Charlotte Jones, in a 2013 article in The Guardian, testifies to the novel’s enduring appeal in the same terms: “What makes Wodehouse wonderful, though, isn't the preposterous lunacy of the plots, or even the easy nostalgia of the setting; it is his prose. At the core of all of his stories is the surprise of language at its most flexible, fresh and fun". Further evidence is provided by the fact that The Code of the Woosters has been featured in multiple lists, including The Guardians 2009 list "1000 novels everyone must read" (along with Thank You, Jeeves and Joy in the Morning), The Telegraph's "The 15 best comedy books of all time" (2014), BBC Culture's "The 100 greatest British novels" (2015), Esquire's "The 30 Funniest Books Ever Written" (2018), and Penguin Books's "100 must-read classic books" (2018).

==Adaptations==
===Radio===
The Code of the Woosters was adapted into a radio drama in 1973 as part of the series What Ho! Jeeves starring Michael Hordern as Jeeves and Richard Briers as Bertie Wooster.

L.A. Theatre Works dramatised The Code of the Woosters in 1997, with Martin Jarvis as Jeeves (and Roderick Spode) and Mark Richard as Bertie Wooster.

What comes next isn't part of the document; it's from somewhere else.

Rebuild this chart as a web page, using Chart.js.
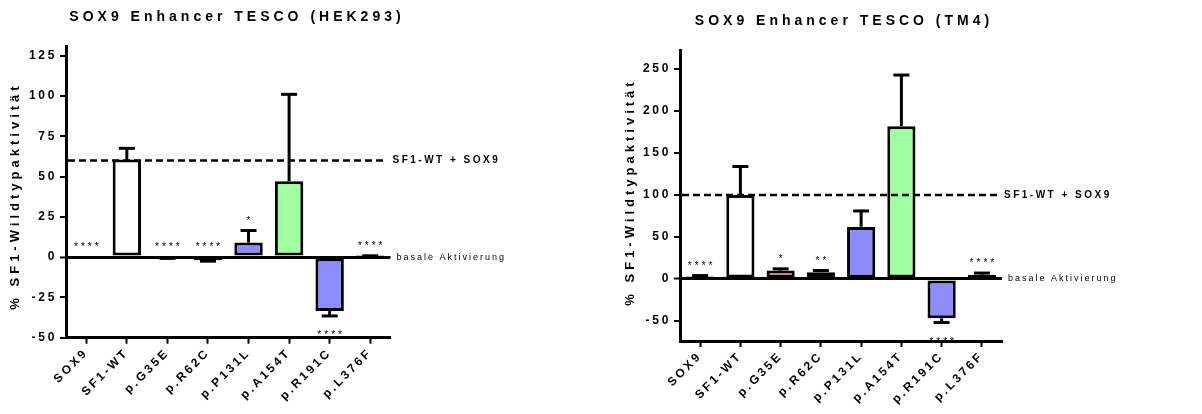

On 9 April 2006, BBC Radio 4 broadcast The Code of the Woosters as its Classic Serial. Andrew Sachs appeared as Jeeves and Marcus Brigstocke as Bertie Wooster.

===Television===
Much of the plot was adapted to form the first two episodes of the second series of the ITV series Jeeves and Wooster, "Jeeves Saves the Cow-Creamer" and "The Bassetts' Fancy Dress Ball", which first aired on 14 April and 21 April 1991.